Reda Kateb : Il y a plein de manières de faire du cinéma, en France, aux Etats-Unis et, j’imagine, dans plein de pays dans lesquels je n’ai jamais tourné, et il y a plein de manières de faire du cinéma indépendant. Celle que je préfère, c’est celle dont je vous parlais tout à l’heure, c’est de se glisser dans des lieux, de choisir des endroits, et de raconter nos histoires avec les gens qui y vivent, avec les endroits qu’on traverse. Tout cela, l’ai complètement trouvé sur Lost River, mais je serais absolument  incapable de faire des généralités sur le cinéma indépendant, si ce n’est en disant qu’on y a une liberté particulière.

 

 

 

Comment avez-vous ressenti la direction artistique de Ryan, comment se passe un tournage avec lui ?

Reda Kateb : J’ai entendu dire quelque part que diriger c’était être aussi acteur, car on donne l’impression que tout se passe bien, alors qu’il y a toujours un problème à gérer. Et c’est vrai que Ryan avait l’air extrêmement détendu, et qu’il communiquait donc une énergie particulière aux acteurs mais aussi à l’équipe technique, ce qui crée une sorte de cercle autour de la caméra qui ne film pas uniquement ce qui est dans le champ. Je pense qu’en tant qu’acteur, Ryan est sensible au fait que l’on joue mieux quand il y a une atmosphère propice. Plutôt que d’être un marionnettiste, un peu à distance de vous, il est dans le cercle, il est actif physiquement et  il cherche les choses avec vous tout en vous laissant les créer. Je viens de finir de diriger un court métrage, et j’ai essayé de retrouver ce quelque chose qui m’avait marqué chez lui dans sa manière de travailler, et surtout que les gens aient du plaisir à être là, ça compte aussi.

 

Ryan, pourriez-vous nous expliquer d’où vient cette idée de la cité engloutie ?  

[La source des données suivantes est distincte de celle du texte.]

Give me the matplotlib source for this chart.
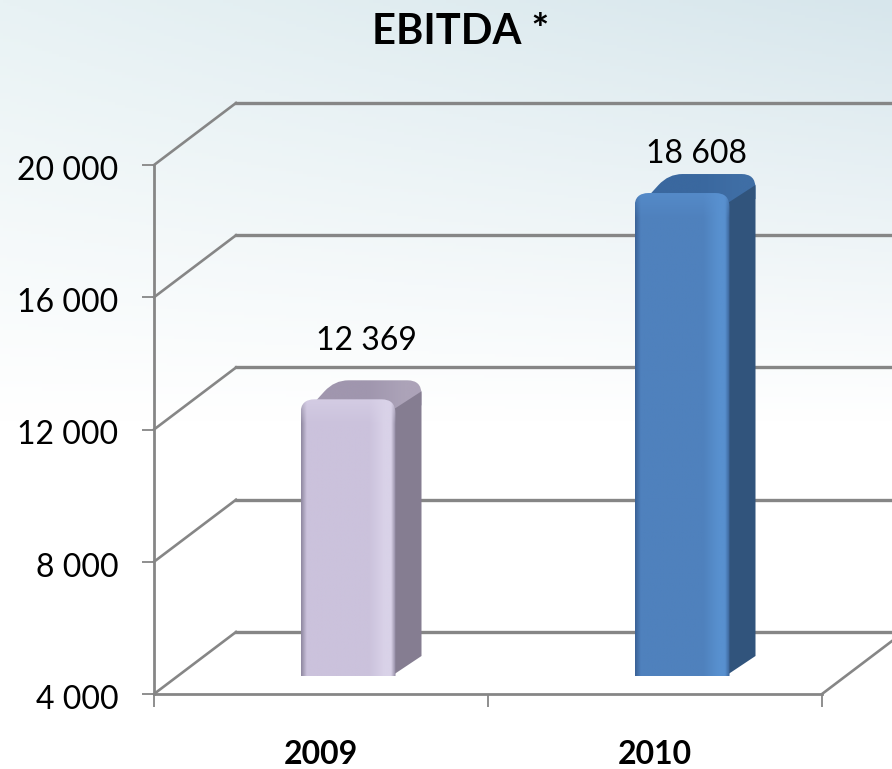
import matplotlib
matplotlib.use('Agg')
import matplotlib.pyplot as plt
import numpy as np
from matplotlib.colors import to_rgb
from matplotlib.path import Path
from matplotlib.patches import PathPatch
from matplotlib.ticker import FuncFormatter
from matplotlib.transforms import ScaledTranslation

plt.rcParams['font.family'] = ['Lato', 'DejaVu Sans']

years = ['2009', '2010']
values = [12369, 18608]
value_labels = ['12 369', '18 608']
y_ticks = [4000, 8000, 12000, 16000, 20000]

# подписи стоят вручную: сдвиг от верха передней грани, пиксели (x, y)
label_shift = [(18, 58), (14, 39)]

# (front base, front light, front dark, side, top dark, top light)
palettes = [
    ('#cbc2dc', '#d9d2e8', '#8f88a0', '#857d91', '#a096ae', '#aca3b8'),
    ('#4f81bd', '#5890cf', '#3a6296', '#31547c', '#3a689f', '#3f6ea5'),
]

W, H = 892, 769
fig = plt.figure(figsize=(W / 100, H / 100), dpi=100)

# фон: сверху бледно-голубой (справа темнее), к y~400 белый
bg = fig.add_axes([0, 0, 1, 1], zorder=-1)
bg.axis('off')
left_col = np.array(to_rgb('#e8f2f4'))
right_col = np.array(to_rgb('#d7e6ec'))
across = np.linspace(0, 1, 256)[None, :, None]
top_row = left_col * (1 - across) + right_col * across
fade = np.clip(np.linspace(0, 1, 256) * H / 420, 0, 1)[:, None, None]
bg.imshow(top_row * (1 - fade) + fade, aspect='auto', extent=[0, 1, 0, 1], origin='upper')

ax = fig.add_axes([154 / W, (H - 694) / H, (W - 154) / W, 529 / H])
ax.patch.set_alpha(0)

xmin, xmax = -0.5, -0.5 + (W - 154) / 334
px_x = 1 / 334
px_y = 16000 / 529
line_col = '#868686'


def dx(n):
    return n * px_x


def dy(n):
    return n * px_y


def rounded(points):
    # points: (x, y, rx, ry); corner with rx == 0 stays sharp
    verts, codes = [], []
    n = len(points)
    for i, (x, y, rx, ry) in enumerate(points):
        px, py = points[i - 1][:2]
        nx, ny = points[(i + 1) % n][:2]
        if rx == 0:
            verts.append((x, y))
            codes.append(Path.LINETO)
            continue
        a = np.array([x - px, y - py])
        b = np.array([nx - x, ny - y])
        sa = np.array([rx, ry]) * np.sign(a) if 0 in a else a * min(rx / max(abs(a[0]), 1e-9), 1)
        sb = np.array([rx, ry]) * np.sign(b) if 0 in b else b * min(rx / max(abs(b[0]), 1e-9), 1)
        verts += [(x - sa[0], y - sa[1]), (x, y), (x + sb[0], y + sb[1])]
        codes += [Path.LINETO, Path.CURVE3, Path.CURVE3]
    codes[0] = Path.MOVETO
    verts.append(verts[0])
    codes.append(Path.CLOSEPOLY)
    return Path(verts, codes)


def shaded(path, x0, x1, y0, y1, stops, cols, band=None, z=3):
    xs = np.linspace(0, 1, 200)
    rgb = np.stack([np.interp(xs, stops, [to_rgb(c)[k] for c in cols]) for k in range(3)], axis=1)
    img = np.repeat(rgb[None, :, :], 200, axis=0)
    if band is not None:
        # светлая кромка сверху
        h, col = band
        w = np.clip(1 - np.linspace(0, 1, 200) / h, 0, 1)[:, None, None] * 0.6
        img = img * (1 - w) + np.array(to_rgb(col)) * w
    im = ax.imshow(img, extent=[x0, x1, y0, y1], origin='upper', aspect='auto', zorder=z)
    patch = PathPatch(path, transform=ax.transData, facecolor='none', edgecolor='none')
    ax.add_patch(patch)
    im.set_clip_path(patch)
    im.set_clip_on(True)


# задняя стенка и левая грань
for t in y_ticks:
    ax.plot([-0.5, -0.5 + dx(82)], [t, t + dy(62)], color=line_col,
            lw=1.9, clip_on=False, zorder=1)
    ax.plot([-0.5 + dx(82), xmax], [t + dy(62), t + dy(62)], color=line_col,
            lw=2.4, clip_on=False, zorder=1)
ax.plot([1.5, xmax], [4000, 4000 + dy(53)], color=line_col, lw=1.9, clip_on=False, zorder=1)

bar_w = dx(95)
for i, (v, lab, pal, shift) in enumerate(zip(values, value_labels, palettes, label_shift)):
    base, light, dark, side, top_d, top_l = pal
    x0 = i + dx(27) - bar_w / 2
    x1 = x0 + bar_w
    y0 = 4000 + dy(18)
    t = v + dy(18)
    rx, ry = dx(14), dy(14)
    ox, oy = dx(26), dy(20)

    # верхняя грань
    top_path = rounded([(x0 + dx(4), t - ry, 0, 0), (x0 + dx(24), t + dy(8), 0, 0),
                        (x0 + dx(34), t + dy(19), rx, ry),
                        (x1 + ox, t + dy(19), rx, ry), (x1 + ox, t - dy(6), 0, 0),
                        (x1, t - ry, 0, 0)])
    shaded(top_path, x0, x1 + ox, t - ry, t + dy(19),
           [0, 0.55, 0.85, 1], [top_d, top_d, top_l, top_l], z=3)

    # боковая грань
    side_path = Path([(x1 - dx(4), y0), (x1 + ox, y0 + oy), (x1 + ox, t + dy(8)),
                      (x1 - dx(8), t - dy(14)), (x1 - dx(4), y0)],
                     [Path.MOVETO, Path.LINETO, Path.LINETO, Path.LINETO, Path.CLOSEPOLY])
    ax.add_patch(PathPatch(side_path, facecolor=side, edgecolor='none', zorder=4))

    # передняя грань
    front = rounded([(x0, y0, 0, 0), (x0, t, rx, ry), (x1, t, rx, ry), (x1, y0, 0, 0)])
    shaded(front, x0, x1, y0, t,
           [0, 0.06, 0.14, 0.72, 0.88, 0.95, 1],
           [dark, base, base, base, light, light, dark],
           band=(24 / ((t - y0) / px_y), light), z=5)

    ax.text(x0 + bar_w / 2 + dx(shift[0]), t + dy(shift[1]), lab, ha='center', va='center',
            fontsize=23, color='black', zorder=6)

ax.set_xlim(xmin, xmax)
ax.set_ylim(4000, 20000)

ax.spines['top'].set_visible(False)
ax.spines['right'].set_visible(False)
for s in ('left', 'bottom'):
    ax.spines[s].set_color(line_col)
    ax.spines[s].set_linewidth(2.0)
ax.spines['bottom'].set_bounds(-0.5, 1.5)

ax.set_yticks(y_ticks)
ax.yaxis.set_major_formatter(FuncFormatter(lambda val, _: f'{int(val):,}'.replace(',', ' ')))
ax.tick_params(axis='y', length=9, width=1.3, color=line_col, pad=16.5, labelsize=23)
down = ScaledTranslation(0, -3 / 100, fig.dpi_scale_trans)
for lbl in ax.get_yticklabels():
    lbl.set_transform(lbl.get_transform() + down)

ax.set_xticks([0, 1])
ax.set_xticklabels(years, fontsize=23, fontweight='bold')
ax.set_xticks([-0.5, 0.5, 1.5], minor=True)
ax.tick_params(axis='x', which='major', length=0, pad=33)
ax.tick_params(axis='x', which='minor', length=9, width=1.3, color=line_col)

fig.text(460.5 / W, 1 - 32 / H, 'EBITDA *', ha='center', va='center', fontsize=30, fontweight='bold')

fig.savefig('out.png', dpi=100)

Ryan Gosling : Quand j’étais gamin, il y avait une rivière près de chez moi où j’allais me baigner. Un jour, j’ai découvert une route qui disparaissait sous l’eau, comme Bones dans le film. On m’a alors expliqué qu’il y avait eu plusieurs villes noyées pour agrandir la rivière, et cela m’a terrifié, parce que j’ai réalisé que là où je nageais se trouvait ruines d’une ville. Ça m’a tellement choqué que je n’ai plus voulu me baigner pendant un bout de temps, parce que je savais d’où venait l’eau. Et quand j’ai commencé à filmer, un peu au hasard, ces maisons de Détroit,  j’ai pensé à des sortes d’épaves au fond de l’eau, un peu comme les images du Titanic qui laissent paraître la carcasse, et je me suis souvenu de cette histoire. C’est là que les images de mon enfance se sont mêlées avec celles de l’a ville que j’étais en train de filmer.